Limitations and Criticisms
While a conservative portfolio offers stability, it is not without limitations. A primary criticism is its potential for lower returns compared to more aggressive investment strategies. This limited growth can make it challenging for a conservative portfolio to outpace inflation over the long term, thereby eroding the real purchasing power of the invested capital.
Furthermore, even seemingly "safe" assets carry risks. Fixed-income securities, for instance, are subject to interest rate risk, where rising interest rates can diminish the value of existing bonds. The Federal Reserve's Financial Stability Report frequently highlights various vulnerabilities in the financial system, including asset valuations and potential funding risks, underscoring that even broadly stable conditions can face challenges1, 2. Therefore, while minimizing certain risks, a conservative portfolio does not eliminate all investment risks.
Conservative portfolio vs. Aggressive portfolio
The fundamental difference between a conservative portfolio and an aggressive portfolio lies in their primary objectives and corresponding asset allocations. A conservative portfolio prioritizes capital preservation and minimizes risk, typically allocating a large portion to low-volatility assets such as bonds, cash equivalents, and potentially a small percentage to stable equities. This approach is suited for investors with a low risk tolerance or those nearing their financial goals. In contrast, an aggressive portfolio aims for maximum capital appreciation and growth, accepting higher levels of risk. It is characterized by a significant allocation to equities, including growth stocks, small-cap stocks, and emerging market investments, with a smaller proportion in fixed-income or cash. Aggressive portfolios are typically favored by investors with a high risk tolerance and a long investment horizon, as they have more time to recover from potential market downturns. The distinction between the two reflects different investor goals, timeframes, and comfort levels with market fluctuations.
FAQs
What type of investor should consider a conservative portfolio?

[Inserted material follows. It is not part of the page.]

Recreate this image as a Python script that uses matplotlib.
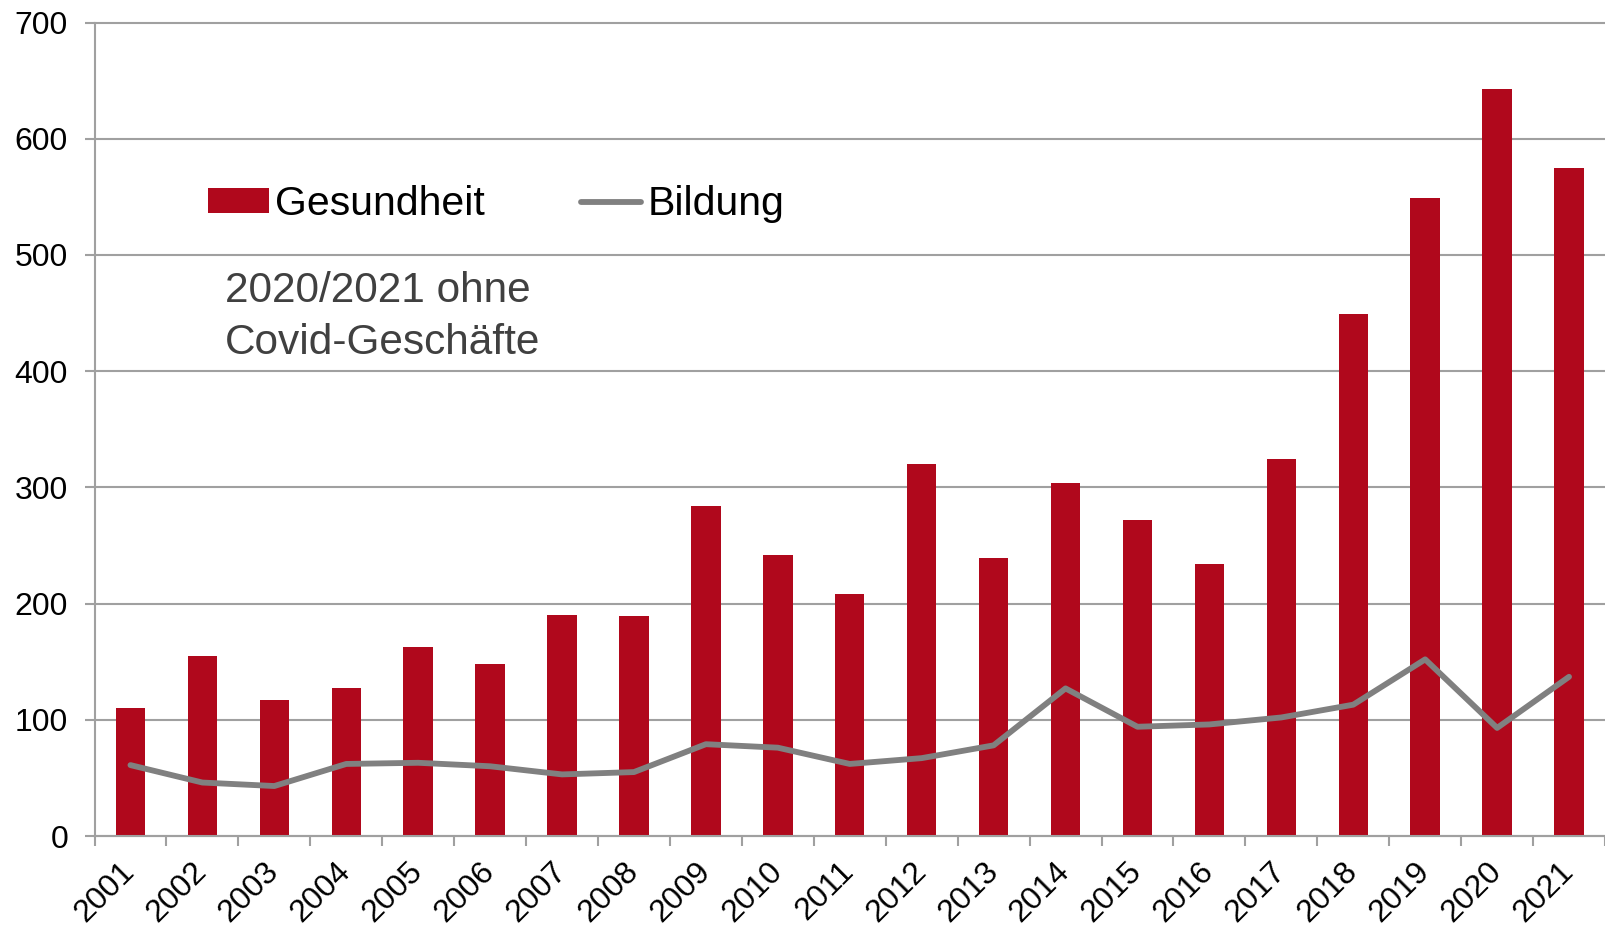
import numpy as np
import matplotlib
matplotlib.use("Agg")
import matplotlib.pyplot as plt
from matplotlib.patches import Patch
from matplotlib.lines import Line2D

years = ["2001", "2002", "2003", "2004", "2005", "2006", "2007", "2008", "2009", "2010",
         "2011", "2012", "2013", "2014", "2015", "2016", "2017", "2018", "2019", "2020", "2021"]
gesundheit = [110, 155, 117, 127, 163, 148, 190, 189, 284, 242,
              208, 320, 239, 304, 272, 234, 324, 449, 549, 643, 575]
bildung = [61, 46, 43, 62, 63, 60, 53, 55, 79, 76,
           62, 67, 78, 127, 94, 96, 102, 113, 152, 93, 137]
yticks = [0, 100, 200, 300, 400, 500, 600, 700]

RED = "#B0081C"
GRAY_LINE = "#808080"
GRID = "#A0A0A0"

plt.rcParams["font.family"] = ["Liberation Sans", "DejaVu Sans"]

W, H = 1605, 926
fig = plt.figure(figsize=(W / 100, H / 100), dpi=100)
left_px, right_px, bottom_px, top_px = 94.5, 1605, 836, 22.5
ax = fig.add_axes([left_px / W, (H - bottom_px) / H, (right_px - left_px) / W, (bottom_px - top_px) / H])

x = np.arange(len(years))
ax.bar(x, gesundheit, width=0.41, color=RED, zorder=2)
ax.plot(x, bildung, color=GRAY_LINE, lw=4.2, solid_joinstyle="round", solid_capstyle="round", zorder=3)

ax.set_ylim(0, 700)
ax.set_xlim(-0.5, 20.43)
ax.set_yticks(yticks)
ax.set_yticklabels([str(v) for v in yticks], fontsize=23)
ax.yaxis.grid(True, color=GRID, lw=1.5)
for gl in ax.get_ygridlines():
    gl.set_clip_on(False)
ax.set_axisbelow(True)

ax.set_xticks(np.arange(-0.5, len(years), 1.0))
ax.set_xticklabels([])
ax.set_xticks(x, minor=True)
ax.set_xticklabels(years, minor=True, fontsize=23, rotation=45, ha="right", va="center",
                   rotation_mode="anchor")
ax.tick_params(axis="x", which="major", length=7, width=1.5, color=GRID, direction="out")
ax.tick_params(axis="x", which="minor", length=0, pad=22)
ax.tick_params(axis="y", length=7, width=1.5, color=GRID, pad=12)

for s in ["top", "right"]:
    ax.spines[s].set_visible(False)
for s in ["left", "bottom"]:
    ax.spines[s].set_color(GRID)
    ax.spines[s].set_linewidth(1.5)

handles = [Patch(facecolor=RED, edgecolor="none", label="Gesundheit"),
           Line2D([], [], color=GRAY_LINE, lw=4.2, solid_capstyle="round", label="Bildung")]
fig.legend(handles=handles, loc="center left", bbox_to_anchor=(208 / W, 1 - 204 / H),
           ncol=2, frameon=False, fontsize=29.5, handlelength=1.48, handleheight=0.54,
           handletextpad=0.15, columnspacing=2.35, borderpad=0, borderaxespad=0)

fig.text(225 / W, 1 - 317 / H, "2020/2021 ohne\nCovid-Geschäfte", fontsize=30.5,
         color="#404040", ha="left", va="center", linespacing=1.4)

fig.savefig("out.png", dpi=100)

A conservative portfolio is generally suitable for investors with a low risk tolerance, those nearing retirement, or individuals with short-term financial goals where preserving principal is paramount. This includes retirees who rely on their investments for income and individuals saving for a down payment on a house in the near future.
Can a conservative portfolio grow over time?
Yes, a conservative portfolio can grow over time, but at a slower pace than more aggressive portfolios. Growth primarily comes from interest payments on fixed-income securities and modest capital appreciation from any equity holdings. The emphasis is on steady, predictable returns rather than rapid expansion.
How often should a conservative portfolio be rebalanced?
Even a conservative portfolio benefits from periodic portfolio rebalancing. Rebalancing helps maintain the desired asset allocation and ensures the portfolio's risk level remains appropriate for the investor's risk tolerance. The frequency can vary but is often done annually or semi-annually, or when asset allocations drift significantly from their targets.
What are the main risks of a conservative portfolio?
While designed to mitigate risk, conservative portfolios are still exposed to certain risks. The primary concerns include inflation risk, where the returns may not keep pace with the rising cost of living, eroding purchasing power. They also face interest rate risk for bond holdings, and a general lack of significant growth potential compared to strategies with higher equity exposure. Understanding the inherent risk-return tradeoff is crucial.